# INPUT ROWS start

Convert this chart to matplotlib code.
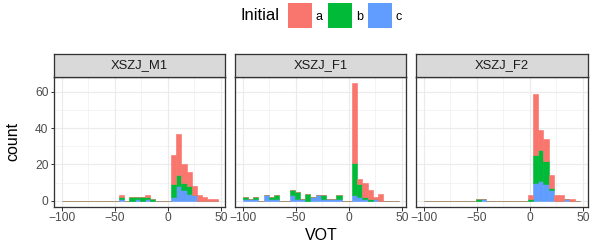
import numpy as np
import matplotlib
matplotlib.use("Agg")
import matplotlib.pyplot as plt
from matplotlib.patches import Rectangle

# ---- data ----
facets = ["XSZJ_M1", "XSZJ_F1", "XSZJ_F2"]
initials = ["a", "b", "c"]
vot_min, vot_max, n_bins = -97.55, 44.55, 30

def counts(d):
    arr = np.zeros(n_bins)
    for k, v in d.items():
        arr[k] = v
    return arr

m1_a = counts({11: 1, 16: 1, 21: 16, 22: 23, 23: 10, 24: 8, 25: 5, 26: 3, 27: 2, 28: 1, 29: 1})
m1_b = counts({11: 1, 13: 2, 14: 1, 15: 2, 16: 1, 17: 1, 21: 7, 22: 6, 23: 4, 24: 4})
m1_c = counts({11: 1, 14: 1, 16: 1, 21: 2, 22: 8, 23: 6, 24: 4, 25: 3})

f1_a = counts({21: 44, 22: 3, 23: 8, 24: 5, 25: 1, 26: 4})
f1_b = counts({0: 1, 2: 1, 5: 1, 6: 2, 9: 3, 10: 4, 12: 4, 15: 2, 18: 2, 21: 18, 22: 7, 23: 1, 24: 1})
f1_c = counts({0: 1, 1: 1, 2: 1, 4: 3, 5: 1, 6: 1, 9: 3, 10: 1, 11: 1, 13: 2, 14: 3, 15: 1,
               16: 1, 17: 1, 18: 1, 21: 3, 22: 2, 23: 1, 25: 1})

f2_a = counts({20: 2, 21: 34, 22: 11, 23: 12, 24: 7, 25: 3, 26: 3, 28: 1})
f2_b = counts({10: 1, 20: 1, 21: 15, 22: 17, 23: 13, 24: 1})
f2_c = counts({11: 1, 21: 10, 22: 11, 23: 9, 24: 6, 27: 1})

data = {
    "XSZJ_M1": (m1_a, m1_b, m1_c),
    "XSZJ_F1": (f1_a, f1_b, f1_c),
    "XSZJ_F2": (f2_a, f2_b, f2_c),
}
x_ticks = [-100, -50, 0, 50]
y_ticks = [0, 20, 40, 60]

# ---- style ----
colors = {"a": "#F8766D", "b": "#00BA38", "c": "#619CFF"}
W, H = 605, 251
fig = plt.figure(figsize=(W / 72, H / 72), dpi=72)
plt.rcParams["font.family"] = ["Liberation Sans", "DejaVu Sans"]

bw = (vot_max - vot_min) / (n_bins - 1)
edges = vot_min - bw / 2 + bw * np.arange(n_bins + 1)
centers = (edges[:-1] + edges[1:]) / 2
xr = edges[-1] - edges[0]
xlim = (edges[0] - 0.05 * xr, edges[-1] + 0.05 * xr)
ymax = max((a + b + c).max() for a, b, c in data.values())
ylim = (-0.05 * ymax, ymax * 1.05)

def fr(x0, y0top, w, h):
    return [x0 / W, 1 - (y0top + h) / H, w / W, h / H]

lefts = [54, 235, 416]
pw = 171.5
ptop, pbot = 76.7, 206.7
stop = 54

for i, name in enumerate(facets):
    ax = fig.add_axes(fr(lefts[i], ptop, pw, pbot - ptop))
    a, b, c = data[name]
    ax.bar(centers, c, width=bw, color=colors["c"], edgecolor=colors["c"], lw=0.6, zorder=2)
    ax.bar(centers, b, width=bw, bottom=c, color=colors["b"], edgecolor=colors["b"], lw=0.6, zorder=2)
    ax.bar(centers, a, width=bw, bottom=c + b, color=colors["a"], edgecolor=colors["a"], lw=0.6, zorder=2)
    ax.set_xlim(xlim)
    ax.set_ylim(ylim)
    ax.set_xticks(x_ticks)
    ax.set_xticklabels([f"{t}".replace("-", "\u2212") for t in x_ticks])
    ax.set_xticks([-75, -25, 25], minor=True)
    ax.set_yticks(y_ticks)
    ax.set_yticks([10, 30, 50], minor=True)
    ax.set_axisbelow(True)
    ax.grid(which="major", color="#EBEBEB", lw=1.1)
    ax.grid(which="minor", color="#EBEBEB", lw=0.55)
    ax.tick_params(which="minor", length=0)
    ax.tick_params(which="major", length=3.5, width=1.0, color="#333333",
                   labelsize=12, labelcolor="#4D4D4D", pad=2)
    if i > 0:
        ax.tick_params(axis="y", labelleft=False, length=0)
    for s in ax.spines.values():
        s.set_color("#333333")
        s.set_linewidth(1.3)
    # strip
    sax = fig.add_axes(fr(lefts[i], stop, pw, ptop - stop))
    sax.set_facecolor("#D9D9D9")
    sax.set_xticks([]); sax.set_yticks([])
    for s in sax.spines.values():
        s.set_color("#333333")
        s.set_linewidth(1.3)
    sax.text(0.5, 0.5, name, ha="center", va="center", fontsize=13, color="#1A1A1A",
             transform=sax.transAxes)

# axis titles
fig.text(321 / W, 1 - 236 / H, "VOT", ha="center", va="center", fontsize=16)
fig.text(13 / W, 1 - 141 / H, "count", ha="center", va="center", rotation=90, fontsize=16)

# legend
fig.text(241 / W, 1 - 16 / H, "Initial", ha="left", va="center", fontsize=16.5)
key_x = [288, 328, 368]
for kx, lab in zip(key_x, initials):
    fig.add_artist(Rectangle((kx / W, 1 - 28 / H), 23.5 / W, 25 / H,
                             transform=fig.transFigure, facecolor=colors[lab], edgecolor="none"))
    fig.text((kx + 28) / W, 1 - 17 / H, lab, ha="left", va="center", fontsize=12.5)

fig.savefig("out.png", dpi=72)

# INPUT ROWS end
# INPUT ROWS start

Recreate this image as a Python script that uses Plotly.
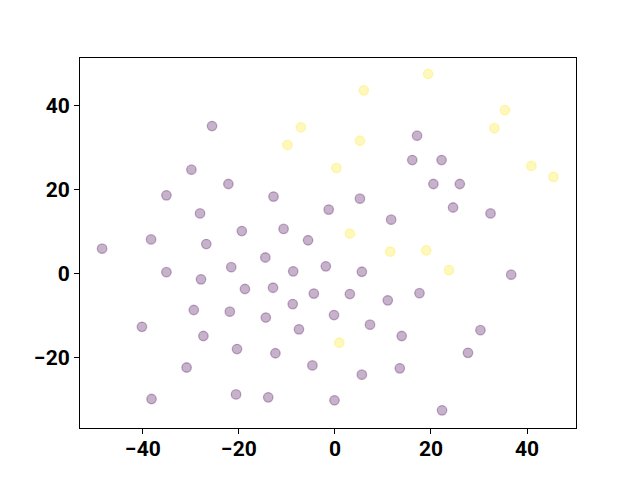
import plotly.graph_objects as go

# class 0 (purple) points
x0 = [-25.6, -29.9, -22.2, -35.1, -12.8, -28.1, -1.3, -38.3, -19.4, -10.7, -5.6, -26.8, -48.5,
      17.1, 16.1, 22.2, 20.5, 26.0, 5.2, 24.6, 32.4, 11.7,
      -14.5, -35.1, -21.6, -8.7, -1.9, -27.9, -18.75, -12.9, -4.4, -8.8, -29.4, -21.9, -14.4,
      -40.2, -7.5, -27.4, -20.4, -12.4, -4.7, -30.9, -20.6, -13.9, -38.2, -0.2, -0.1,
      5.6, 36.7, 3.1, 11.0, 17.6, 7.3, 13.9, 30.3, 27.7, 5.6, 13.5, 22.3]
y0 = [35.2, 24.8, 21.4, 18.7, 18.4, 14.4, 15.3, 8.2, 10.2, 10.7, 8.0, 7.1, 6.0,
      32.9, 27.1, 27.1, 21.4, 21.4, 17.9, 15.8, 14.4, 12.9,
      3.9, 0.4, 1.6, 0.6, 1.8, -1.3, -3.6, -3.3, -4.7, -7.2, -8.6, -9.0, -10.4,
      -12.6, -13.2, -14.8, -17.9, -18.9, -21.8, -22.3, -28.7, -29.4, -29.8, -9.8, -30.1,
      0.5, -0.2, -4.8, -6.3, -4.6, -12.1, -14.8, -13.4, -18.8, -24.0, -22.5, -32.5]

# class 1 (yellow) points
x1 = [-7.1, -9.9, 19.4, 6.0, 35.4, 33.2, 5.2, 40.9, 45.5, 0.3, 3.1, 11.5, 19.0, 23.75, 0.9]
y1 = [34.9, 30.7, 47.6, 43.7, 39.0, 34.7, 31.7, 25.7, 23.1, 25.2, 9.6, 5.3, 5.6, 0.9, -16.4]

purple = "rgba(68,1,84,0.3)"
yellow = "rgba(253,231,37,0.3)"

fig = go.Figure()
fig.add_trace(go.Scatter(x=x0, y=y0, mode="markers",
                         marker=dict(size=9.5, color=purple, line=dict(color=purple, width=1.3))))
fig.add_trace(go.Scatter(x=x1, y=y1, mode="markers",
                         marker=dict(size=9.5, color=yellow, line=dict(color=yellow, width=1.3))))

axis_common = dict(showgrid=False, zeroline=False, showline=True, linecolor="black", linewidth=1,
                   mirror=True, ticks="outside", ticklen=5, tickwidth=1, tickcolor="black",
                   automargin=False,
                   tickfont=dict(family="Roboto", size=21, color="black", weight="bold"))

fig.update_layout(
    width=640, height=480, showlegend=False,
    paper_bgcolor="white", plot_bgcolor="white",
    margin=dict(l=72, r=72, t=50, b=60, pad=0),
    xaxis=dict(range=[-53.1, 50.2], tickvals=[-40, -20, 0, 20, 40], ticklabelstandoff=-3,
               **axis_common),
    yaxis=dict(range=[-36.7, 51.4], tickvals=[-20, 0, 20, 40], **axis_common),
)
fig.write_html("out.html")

# INPUT ROWS end

• **WORK TO DO**
Make an exact copy of the lines from the one holding "Recreate this image" through the one holding "import plotly.graph_objects as go", end lines included, without the pictures.

• **ANSWER TO THIS EXERCISE**
Recreate this image as a Python script that uses Plotly.
import plotly.graph_objects as go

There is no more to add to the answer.